Quote from the first line below through the line that contains "3.4, 3.4, 3.4];", both included, and leave the pictures out.

_Information provided_
■ ■ ■

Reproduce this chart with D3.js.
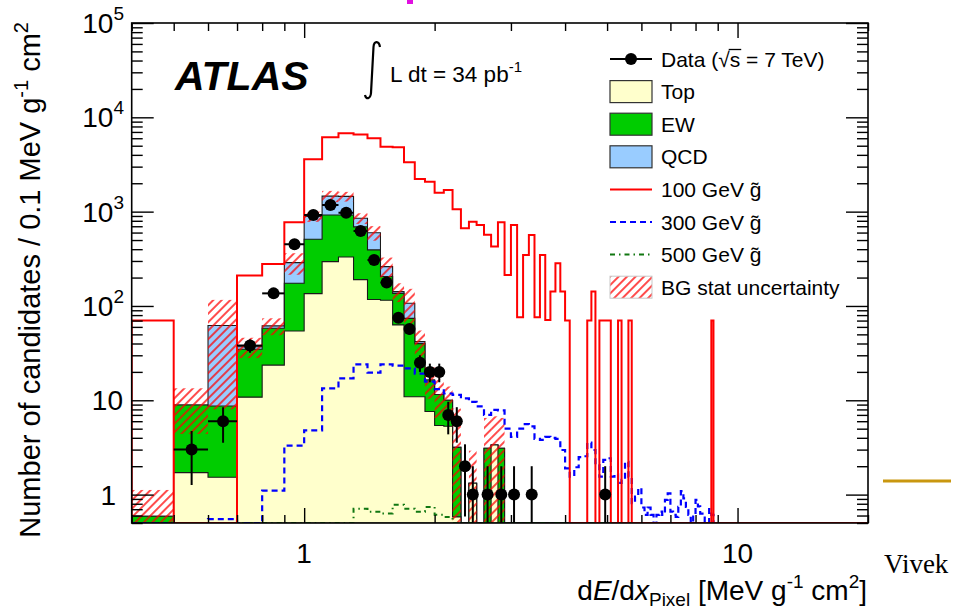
<!DOCTYPE html>
<html>
<head>
<meta charset="utf-8">
<script src="https://cdn.jsdelivr.net/npm/d3@7"></script>
<style>
  body { margin: 0; background: #fff; }
  text { font-family: "Liberation Sans", Arial, Helvetica, sans-serif; fill: #000; }
</style>
</head>
<body>
<svg id="chart" width="956" height="613"></svg>
<script>
// Histogram binning: 0.1 MeV g^-1 cm^2 bins starting at 0.4
const binStart = 0.4;
const binWidth = 0.1;
const xDomain = [0.4, 20];
const yDomain = [0.5, 1e5];

// Stacked backgrounds (per-bin contributions, bins from 0.4 upward)
const topBG = [0, 1.71, 1.53, 10.8, 23.6, 54.3, 135, 295, 330, 190, 117, 115, 63, 10.9, 10.9, 7.6, 5.4, 5.3, 0.58, 0, 1.32, 0, 0, 3.36, 0];
const ewBG  = [0.59, 7.19, 7.17, 23.9, 34.4, 120, 375, 627, 592, 500, 276, 90, 73, 63, 29, 8.8, 6.1, 4.7, 2.59, 0, 0, 0, 3.1, 0, 3.1];
const qcdBG = [0, 0, 53.3, 2.3, 3.5, 114, 380, 538, 528, 161, 204, 56, 6, 33, 2, 0, 0, 0, 0, 0, 0, 0, 0, 0, 0];
// Statistical uncertainty on the total background
const bgErr = [0.53, 4.5, 54, 9, 12.5, 74, 110, 200, 170, 110, 105, 65, 32, 45, 13, 6, 5, 4, 5, 0, 1.6, 0, 3.4, 3.4, 3.4];

// Gluino R-hadron signal samples
const gluino100 = [70, 0, 0, 210, 278, 772, 3600, 6150, 6780, 6560, 6000, 4890, 4820, 3340, 2220, 2080, 1590, 1700, 1060, 667,
  783, 723, 570, 426, 772, 213, 723, 76, 347, 566, 76, 347, 71, 142, 284, 142, 70, 0, 0, 0,
  0, 70, 142, 0, 70, 70, 70, 0, 0, 70, 0, 0, 70, 0, 0, 0, 0, 0, 0, 0,
  0, 0, 0, 0, 0, 0, 0, 0, 0, 0, 0, 0, 0, 0, 0, 0, 0, 0, 0, 0,
  0, 0, 0, 70];
const gluino300 = [0, 0, 0.55, 0, 1.1, 3.3, 4.8, 13.4, 17.1, 24, 19.6, 24, 23.3, 21.8, 19.2, 15.8, 13.1, 11.8, 11.4, 10.5,
  9.6, 8.6, 7.0, 7.9, 7.8, 5.0, 4.1, 5.0, 5.6, 5.3, 3.9, 3.8, 4.1, 4.0, 3.9, 2.97, 1.9, 1.55, 1.95, 2.5,
  2.55, 3.55, 2.97, 2.06, 1.55, 2.33, 2.43, 1.55, 1.64, 1.33, 1.43, 2.23, 1.55, 0.81, 0.95, 1.17, 0.73, 0.61, 0.73, 0.61,
  0, 0.61, 0.66, 0.61, 0.88, 1.03, 0.66, 0.61, 0.58, 0.74, 1.09, 0.91, 0.74, 0.61, 0, 0.61, 0.88, 0.75, 0.63, 0.57,
  0, 0, 0.7, 0.61];
const gluino500 = [0, 0, 0, 0, 0, 0, 0, 0, 0, 0.71, 0.66, 0.63, 0.78, 0.71, 0.66, 0.74, 0.61, 0.58, 0];

// Observed candidates per bin
const dataCounts = [0, 3, 6, 38, 136, 451, 920, 1175, 976, 624, 307, 177, 75, 57, 25, 20, 20, 7, 6, 2,
  1, 0, 1, 0, 1, 0, 1, 0, 0, 1, 0, 0, 0, 0, 0, 0, 0, 0, 0, 0,
  0, 0, 0, 0, 0, 1];

// Axis labels
const xTickLabels = [{ v: 1, t: "1" }, { v: 10, t: "10" }];
const yTickLabels = [
  { v: 1, base: "1", exp: "" }, { v: 10, base: "10", exp: "" }, { v: 100, base: "10", exp: "2" },
  { v: 1000, base: "10", exp: "3" }, { v: 1e4, base: "10", exp: "4" }, { v: 1e5, base: "10", exp: "5" }
];
const legendItems = [
  { kind: "data", label: "Data" },
  { kind: "box", label: "Top", fill: "#ffffcc" },
  { kind: "box", label: "EW", fill: "#00cc00" },
  { kind: "box", label: "QCD", fill: "#99ccff" },
  { kind: "line", label: "100 GeV g\u0303", color: "#ff0000", dash: null },
  { kind: "line", label: "300 GeV g\u0303", color: "#0000ff", dash: "6,4" },
  { kind: "line", label: "500 GeV g\u0303", color: "#117711", dash: "5,4,1.5,4" },
  { kind: "hatch", label: "BG stat uncertainty" }
];

const plot = { left: 131.7, right: 868, top: 23, bottom: 523 };
const svg = d3.select("#chart");
const x = d3.scaleLog().domain(xDomain).range([plot.left, plot.right]);
const y = d3.scaleLog().domain(yDomain).range([plot.bottom, plot.top]);

const defs = svg.append("defs");
defs.append("clipPath").attr("id", "plotClip")
  .append("rect").attr("x", plot.left).attr("y", plot.top)
  .attr("width", plot.right - plot.left).attr("height", plot.bottom - plot.top);
const hatch = defs.append("pattern").attr("id", "hatch")
  .attr("patternUnits", "userSpaceOnUse").attr("width", 6).attr("height", 6)
  .attr("patternTransform", "rotate(45)");
hatch.append("line").attr("x1", 3).attr("y1", 0).attr("x2", 3).attr("y2", 6)
  .attr("stroke", "#ff0000").attr("stroke-width", 1.4);

svg.append("rect").attr("width", 956).attr("height", 613).attr("fill", "#fff");

const binLo = i => binStart + i * binWidth;
const binHi = i => binStart + (i + 1) * binWidth;
const yv = v => y(Math.max(v, yDomain[0]));

// Step outline of a histogram, starting and ending on the lower frame edge
function stepPoints(vals) {
  const pts = [[x(binLo(0)), y(yDomain[0])]];
  vals.forEach((v, i) => {
    pts.push([x(binLo(i)), yv(v)], [x(binHi(i)), yv(v)]);
  });
  pts.push([x(binHi(vals.length - 1)), y(yDomain[0])], [x(xDomain[1]), y(yDomain[0])]);
  return pts;
}
const line = d3.line();

const g = svg.append("g").attr("clip-path", "url(#plotClip)");

// Stacked backgrounds: total first, then lower layers on top of it
const cumEW = topBG.map((t, i) => t + ewBG[i]);
const cumAll = cumEW.map((c, i) => c + qcdBG[i]);
[[cumAll, "#99ccff"], [cumEW, "#00cc00"], [topBG, "#ffffcc"]].forEach(([vals, col]) => {
  g.append("path").attr("d", line(stepPoints(vals)) + "Z")
    .attr("fill", col).attr("stroke", "#1a1a1a").attr("stroke-width", 1.1);
});

// Background statistical uncertainty band
g.append("g").selectAll("rect")
  .data(cumAll.map((c, i) => ({ c, e: bgErr[i], i })).filter(d => d.e > 0))
  .join("rect")
  .attr("x", d => x(binLo(d.i)))
  .attr("width", d => x(binHi(d.i)) - x(binLo(d.i)))
  .attr("y", d => y(d.c + d.e))
  .attr("height", d => yv(d.c - d.e) - y(d.c + d.e))
  .attr("fill", "url(#hatch)");

// Signal histograms
g.append("path").attr("d", line(stepPoints(gluino500)))
  .attr("fill", "none").attr("stroke", "#117711").attr("stroke-width", 2).attr("stroke-dasharray", "5,4,1.5,4");
g.append("path").attr("d", line(stepPoints(gluino300)))
  .attr("fill", "none").attr("stroke", "#0000ff").attr("stroke-width", 2.2).attr("stroke-dasharray", "6,4");
g.append("path").attr("d", line(stepPoints(gluino100)))
  .attr("fill", "none").attr("stroke", "#ff0000").attr("stroke-width", 2);

// Data with Poisson errors and bin-width bars
const pts = dataCounts.map((n, i) => ({ n, i })).filter(d => d.n > 0);
const dg = g.append("g").attr("stroke", "#000").attr("stroke-width", 2);
pts.forEach(d => {
  const cx = x(binLo(d.i) + binWidth / 2), cy = y(d.n), s = Math.sqrt(d.n);
  dg.append("line").attr("x1", cx).attr("x2", cx).attr("y1", y(d.n + s)).attr("y2", yv(d.n - s));
  dg.append("line").attr("x1", x(binLo(d.i))).attr("x2", x(binHi(d.i))).attr("y1", cy).attr("y2", cy);
});
g.append("g").selectAll("circle").data(pts).join("circle")
  .attr("cx", d => x(binLo(d.i) + binWidth / 2)).attr("cy", d => y(d.n)).attr("r", 6).attr("fill", "#000");

// Frame and inward ticks on all four sides
const isMajor = v => Math.abs(Math.log10(v) - Math.round(Math.log10(v))) < 1e-9;
const xt = x.ticks(), ytk = y.ticks();
const axes = svg.append("g");
function addAxis(axisFn, scale, vals, size, transform) {
  const a = axes.append("g").attr("transform", transform)
    .call(axisFn(scale).tickValues(vals).tickSize(size).tickSizeOuter(0).tickFormat(""));
  a.select(".domain").remove();
  a.selectAll("line").attr("stroke", "#000").attr("stroke-width", 1.4);
}
addAxis(d3.axisBottom, x, xt.filter(v => !isMajor(v)), -8, `translate(0,${plot.bottom})`);
addAxis(d3.axisBottom, x, xt.filter(isMajor), -15, `translate(0,${plot.bottom})`);
addAxis(d3.axisTop, x, xt.filter(v => !isMajor(v)), -8, `translate(0,${plot.top})`);
addAxis(d3.axisTop, x, xt.filter(isMajor), -15, `translate(0,${plot.top})`);
addAxis(d3.axisLeft, y, ytk.filter(v => !isMajor(v)), -11, `translate(${plot.left},0)`);
addAxis(d3.axisLeft, y, ytk.filter(isMajor), -22, `translate(${plot.left},0)`);
addAxis(d3.axisRight, y, ytk.filter(v => !isMajor(v)), -11, `translate(${plot.right},0)`);
addAxis(d3.axisRight, y, ytk.filter(isMajor), -22, `translate(${plot.right},0)`);
svg.append("rect").attr("x", plot.left).attr("y", plot.top)
  .attr("width", plot.right - plot.left).attr("height", plot.bottom - plot.top)
  .attr("fill", "none").attr("stroke", "#000").attr("stroke-width", 1.6);

// Tick labels
xTickLabels.forEach(d => {
  svg.append("text").attr("x", x(d.v)).attr("y", 563).attr("text-anchor", "middle")
    .attr("font-size", 28).text(d.t);
});
yTickLabels.forEach(d => {
  const t = svg.append("text").attr("x", d.exp ? 124 : (d.base === "1" ? 116 : 123)).attr("y", y(d.v) + 10)
    .attr("text-anchor", "end").attr("font-size", 28);
  t.append("tspan").text(d.base);
  if (d.exp) t.append("tspan").attr("font-size", 19).attr("dy", -13).text(d.exp);
});

// Axis titles
const xt1 = svg.append("text").attr("x", 867).attr("y", 600).attr("text-anchor", "end").attr("font-size", 28);
xt1.append("tspan").text("d");
xt1.append("tspan").attr("font-style", "italic").text("E");
xt1.append("tspan").text("/d");
xt1.append("tspan").attr("font-style", "italic").text("x");
xt1.append("tspan").attr("font-size", 19).attr("dy", 6).text("Pixel");
xt1.append("tspan").attr("dy", -6).text(" [MeV g");
xt1.append("tspan").attr("font-size", 19).attr("dy", -12).text("-1");
xt1.append("tspan").attr("dy", 12).text(" cm");
xt1.append("tspan").attr("font-size", 19).attr("dy", -12).text("2");
xt1.append("tspan").attr("dy", 12).text("]");

const yt1 = svg.append("text").attr("transform", "translate(40,22) rotate(-90)")
  .attr("text-anchor", "end").attr("font-size", 29);
yt1.append("tspan").text("Number of candidates / 0.1 MeV g");
yt1.append("tspan").attr("font-size", 20).attr("dy", -12).text("-1");
yt1.append("tspan").attr("dy", 12).text(" cm");
yt1.append("tspan").attr("font-size", 20).attr("dy", -12).text("2");

// ATLAS label and luminosity
svg.append("text").attr("x", 175).attr("y", 90).attr("font-size", 41)
  .attr("font-weight", "bold").attr("font-style", "italic").text("ATLAS");
svg.append("path").attr("d", "M380,47 C379,41 374,40 373.5,47 L371,93 C370.5,99 366,100 365,95")
  .attr("fill", "none").attr("stroke", "#000").attr("stroke-width", 2.2);
const lumi = svg.append("text").attr("x", 390).attr("y", 82).attr("font-size", 22.5);
lumi.append("tspan").text("L dt = 34 pb");
lumi.append("tspan").attr("font-size", 15).attr("dy", -10).text("-1");

// Legend
const lg = svg.append("g");
legendItems.forEach((d, i) => {
  const cy = 59 + 32.6 * i;
  const x0 = 610, x1 = 652;
  if (d.kind === "data") {
    lg.append("line").attr("x1", x0).attr("x2", x1).attr("y1", cy).attr("y2", cy).attr("stroke", "#000").attr("stroke-width", 2);
    lg.append("circle").attr("cx", (x0 + x1) / 2).attr("cy", cy).attr("r", 6).attr("fill", "#000");
  } else if (d.kind === "box") {
    lg.append("rect").attr("x", x0).attr("y", cy - 11).attr("width", x1 - x0).attr("height", 22)
      .attr("fill", d.fill).attr("stroke", "#333").attr("stroke-width", 1.2);
  } else if (d.kind === "line") {
    lg.append("line").attr("x1", x0).attr("x2", x1).attr("y1", cy).attr("y2", cy)
      .attr("stroke", d.color).attr("stroke-width", 2).attr("stroke-dasharray", d.dash);
  } else {
    lg.append("rect").attr("x", x0).attr("y", cy - 11).attr("width", x1 - x0).attr("height", 22)
      .attr("fill", "url(#hatch)").attr("stroke", "#c8c8c8").attr("stroke-width", 1);
  }
  const t = lg.append("text").attr("x", 661).attr("y", cy + 7.5).attr("font-size", 21);
  if (d.kind === "data") {
    t.append("tspan").text("Data (");
    t.append("tspan").text("\u221A");
    t.append("tspan").text("s");
    t.append("tspan").text(" = 7 TeV)");
    const n = "Data (\u221A".length;
    const ext = t.node().getExtentOfChar(n);
    const sq = t.node().getExtentOfChar(n - 1);
    lg.append("line").attr("x1", sq.x + sq.width - 1).attr("x2", ext.x + ext.width + 1)
      .attr("y1", sq.y + 2).attr("y2", sq.y + 2).attr("stroke", "#000").attr("stroke-width", 1.3);
  } else {
    t.text(d.label);
  }
});

// Slide decorations around the figure
svg.append("rect").attr("x", 407).attr("y", 0).attr("width", 6).attr("height", 4).attr("fill", "#e010e0");
svg.append("line").attr("x1", 883).attr("x2", 951).attr("y1", 481).attr("y2", 481)
  .attr("stroke", "#c9970f").attr("stroke-width", 3);
svg.append("text").attr("x", 884).attr("y", 573).attr("font-size", 27)
  .style("font-family", "'Liberation Serif', 'Times New Roman', serif").attr("fill", "#333").text("Vivek");
</script>
</body>
</html>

■ ■ ■

_Answer_
Reproduce this chart with D3.js.
<!DOCTYPE html>
<html>
<head>
<meta charset="utf-8">
<script src="https://cdn.jsdelivr.net/npm/d3@7"></script>
<style>
  body { margin: 0; background: #fff; }
  text { font-family: "Liberation Sans", Arial, Helvetica, sans-serif; fill: #000; }
</style>
</head>
<body>
<svg id="chart" width="956" height="613"></svg>
<script>
// Histogram binning: 0.1 MeV g^-1 cm^2 bins starting at 0.4
const binStart = 0.4;
const binWidth = 0.1;
const xDomain = [0.4, 20];
const yDomain = [0.5, 1e5];

// Stacked backgrounds (per-bin contributions, bins from 0.4 upward)
const topBG = [0, 1.71, 1.53, 10.8, 23.6, 54.3, 135, 295, 330, 190, 117, 115, 63, 10.9, 10.9, 7.6, 5.4, 5.3, 0.58, 0, 1.32, 0, 0, 3.36, 0];
const ewBG  = [0.59, 7.19, 7.17, 23.9, 34.4, 120, 375, 627, 592, 500, 276, 90, 73, 63, 29, 8.8, 6.1, 4.7, 2.59, 0, 0, 0, 3.1, 0, 3.1];
const qcdBG = [0, 0, 53.3, 2.3, 3.5, 114, 380, 538, 528, 161, 204, 56, 6, 33, 2, 0, 0, 0, 0, 0, 0, 0, 0, 0, 0];
// Statistical uncertainty on the total background
const bgErr = [0.53, 4.5, 54, 9, 12.5, 74, 110, 200, 170, 110, 105, 65, 32, 45, 13, 6, 5, 4, 5, 0, 1.6, 0, 3.4, 3.4, 3.4];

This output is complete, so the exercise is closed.